= PROBLEM DESCRIPTION =
Copy out the listing that follows, exactly, without its pictures.

** start DATA SEGMENT **

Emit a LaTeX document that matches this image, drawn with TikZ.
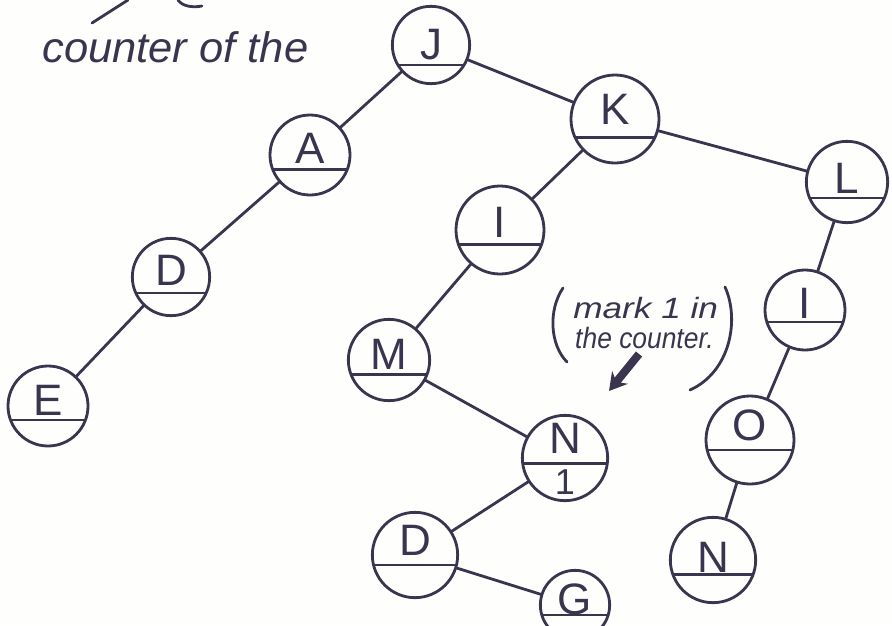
\documentclass[tikz,border=0pt]{standalone}
\usepackage{fontspec}
\setmainfont{Liberation Sans}
\usetikzlibrary{arrows.meta}
\definecolor{inkc}{RGB}{58,52,78}
\definecolor{paper}{RGB}{254,254,252}
\begin{document}
\begin{tikzpicture}[x=0.75pt,y=-0.75pt,
  ink/.style={draw=inkc,line width=2.1pt,line cap=round,line join=round},
  tnode/.style 2 args={circle,ink,inner sep=0pt,minimum size=#1,
    path picture={\draw[inkc,line width=2.1pt]
      ([yshift=-#2]path picture bounding box.west) --
      ([yshift=-#2]path picture bounding box.east);}},
  lbl/.style={text=inkc,font=\fontsize{33}{33}\selectfont},
  note/.style={text=inkc,font=\fontsize{22}{22}\itshape,anchor=base west,
    inner sep=0pt,transform shape}]
\fill[paper] (0,0) rectangle (892,625);
\clip (0,0) rectangle (892,625);

% tree nodes
\node[tnode={58pt}{15pt},label={[lbl,yshift=0pt]center:J}] (J) at (431,45) {};
\node[tnode={66pt}{14pt},label={[lbl,yshift=7pt]center:K}] (K) at (615,119) {};
\node[tnode={61pt}{12pt},label={[lbl,yshift=3pt]center:L}] (L) at (847,182) {};
\node[tnode={60pt}{11pt},label={[lbl,yshift=5pt]center:A}] (A) at (310,155) {};
\node[tnode={66pt}{11pt},label={[lbl,yshift=6pt]center:I}] (I1) at (500,230) {};
\node[tnode={58pt}{12pt},label={[lbl,yshift=5pt]center:D}] (D1) at (171,277) {};
\node[tnode={60pt}{10.5pt},label={[lbl,yshift=4.5pt]center:E}] (E) at (48,406) {};
\node[tnode={61pt}{11pt},label={[lbl,yshift=4pt]center:M}] (M) at (389,360) {};
\node[tnode={60pt}{9pt},label={[lbl,yshift=5pt]center:I}] (I2) at (805,310) {};
\node[tnode={66pt}{7.5pt},label={[lbl,yshift=11pt]center:O}] (O) at (750,440) {};
\node[tnode={64pt}{4pt},label={[lbl,yshift=15pt]center:N},
  label={[lbl,font=\fontsize{27}{27}\selectfont,yshift=-18pt]center:1}] (N1) at (565,458) {};
\node[tnode={64pt}{11pt},label={[lbl,yshift=2pt]center:N}] (N2) at (713,560) {};
\node[tnode={64pt}{7.5pt},label={[lbl,yshift=11pt]center:D}] (D2) at (415,555) {};
\node[tnode={52pt}{7.5pt},label={[lbl,yshift=4pt]center:G}] (G) at (575,605) {};

% edges
\draw[ink] (J) -- (A);
\draw[ink] (J) -- (K);
\draw[ink] (K) -- (I1);
\draw[ink] (K) -- (L);
\draw[ink] (A) -- (D1);
\draw[ink] (D1) -- (E);
\draw[ink] (I1) -- (M);
\draw[ink] (M) -- (N1);
\draw[ink] (N1) -- (D2);
\draw[ink] (D2) -- (G);
\draw[ink] (L) -- (I2);
\draw[ink] (I2) -- (O);
\draw[ink] (O) -- (N2);

% top-left note
\coordinate (tl1) at (92,23);
\coordinate (tl2) at (128,0);
\draw[ink] (tl1) -- (tl2);
\coordinate (ta1) at (178,0);
\coordinate (ta2) at (202,6);
\draw[ink] (ta1) .. controls (182,6) and (192,8) .. (ta2);
\node[text=inkc,font=\fontsize{32}{32}\itshape,anchor=base west,inner sep=0pt,
  xscale=1.02,transform shape] (cnt) at (42,62) {counter of the};

% side note with arrow
\node[note,xscale=1.2] (n1) at (573,318) {mark 1 in};
\node[note,xscale=0.9] (n2) at (575,348) {the counter.};
\coordinate (pl1) at (563,288);
\coordinate (pl2) at (567,362);
\draw[ink] (pl1) .. controls (548,310) and (550,345) .. (pl2);
\coordinate (pr1) at (725,287);
\coordinate (pr2) at (690,390);
\draw[ink] (pr1) .. controls (740,320) and (730,372) .. (pr2);
\coordinate (ar1) at (639,354);
\coordinate (ar2) at (609,391);
\draw[draw=inkc,line width=6pt,-{Stealth[length=13pt,width=15pt]}] (ar1) -- (ar2);
\end{tikzpicture}
\end{document}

** end DATA SEGMENT **

= EXPECTED OUTPUT =
Emit a LaTeX document that matches this image, drawn with TikZ.
\documentclass[tikz,border=0pt]{standalone}
\usepackage{fontspec}
\setmainfont{Liberation Sans}
\usetikzlibrary{arrows.meta}
\definecolor{inkc}{RGB}{58,52,78}
\definecolor{paper}{RGB}{254,254,252}
\begin{document}
\begin{tikzpicture}[x=0.75pt,y=-0.75pt,
  ink/.style={draw=inkc,line width=2.1pt,line cap=round,line join=round},
  tnode/.style 2 args={circle,ink,inner sep=0pt,minimum size=#1,
    path picture={\draw[inkc,line width=2.1pt]
      ([yshift=-#2]path picture bounding box.west) --
      ([yshift=-#2]path picture bounding box.east);}},
  lbl/.style={text=inkc,font=\fontsize{33}{33}\selectfont},
  note/.style={text=inkc,font=\fontsize{22}{22}\itshape,anchor=base west,
    inner sep=0pt,transform shape}]
\fill[paper] (0,0) rectangle (892,625);
\clip (0,0) rectangle (892,625);

% tree nodes
\node[tnode={58pt}{15pt},label={[lbl,yshift=0pt]center:J}] (J) at (431,45) {};
\node[tnode={66pt}{14pt},label={[lbl,yshift=7pt]center:K}] (K) at (615,119) {};
\node[tnode={61pt}{12pt},label={[lbl,yshift=3pt]center:L}] (L) at (847,182) {};
\node[tnode={60pt}{11pt},label={[lbl,yshift=5pt]center:A}] (A) at (310,155) {};
\node[tnode={66pt}{11pt},label={[lbl,yshift=6pt]center:I}] (I1) at (500,230) {};
\node[tnode={58pt}{12pt},label={[lbl,yshift=5pt]center:D}] (D1) at (171,277) {};
\node[tnode={60pt}{10.5pt},label={[lbl,yshift=4.5pt]center:E}] (E) at (48,406) {};
\node[tnode={61pt}{11pt},label={[lbl,yshift=4pt]center:M}] (M) at (389,360) {};
\node[tnode={60pt}{9pt},label={[lbl,yshift=5pt]center:I}] (I2) at (805,310) {};
\node[tnode={66pt}{7.5pt},label={[lbl,yshift=11pt]center:O}] (O) at (750,440) {};
\node[tnode={64pt}{4pt},label={[lbl,yshift=15pt]center:N},
  label={[lbl,font=\fontsize{27}{27}\selectfont,yshift=-18pt]center:1}] (N1) at (565,458) {};
\node[tnode={64pt}{11pt},label={[lbl,yshift=2pt]center:N}] (N2) at (713,560) {};
\node[tnode={64pt}{7.5pt},label={[lbl,yshift=11pt]center:D}] (D2) at (415,555) {};
\node[tnode={52pt}{7.5pt},label={[lbl,yshift=4pt]center:G}] (G) at (575,605) {};

% edges
\draw[ink] (J) -- (A);
\draw[ink] (J) -- (K);
\draw[ink] (K) -- (I1);
\draw[ink] (K) -- (L);
\draw[ink] (A) -- (D1);
\draw[ink] (D1) -- (E);
\draw[ink] (I1) -- (M);
\draw[ink] (M) -- (N1);
\draw[ink] (N1) -- (D2);
\draw[ink] (D2) -- (G);
\draw[ink] (L) -- (I2);
\draw[ink] (I2) -- (O);
\draw[ink] (O) -- (N2);

% top-left note
\coordinate (tl1) at (92,23);
\coordinate (tl2) at (128,0);
\draw[ink] (tl1) -- (tl2);
\coordinate (ta1) at (178,0);
\coordinate (ta2) at (202,6);
\draw[ink] (ta1) .. controls (182,6) and (192,8) .. (ta2);
\node[text=inkc,font=\fontsize{32}{32}\itshape,anchor=base west,inner sep=0pt,
  xscale=1.02,transform shape] (cnt) at (42,62) {counter of the};

% side note with arrow
\node[note,xscale=1.2] (n1) at (573,318) {mark 1 in};
\node[note,xscale=0.9] (n2) at (575,348) {the counter.};
\coordinate (pl1) at (563,288);
\coordinate (pl2) at (567,362);
\draw[ink] (pl1) .. controls (548,310) and (550,345) .. (pl2);
\coordinate (pr1) at (725,287);
\coordinate (pr2) at (690,390);
\draw[ink] (pr1) .. controls (740,320) and (730,372) .. (pr2);
\coordinate (ar1) at (639,354);
\coordinate (ar2) at (609,391);
\draw[draw=inkc,line width=6pt,-{Stealth[length=13pt,width=15pt]}] (ar1) -- (ar2);
\end{tikzpicture}
\end{document}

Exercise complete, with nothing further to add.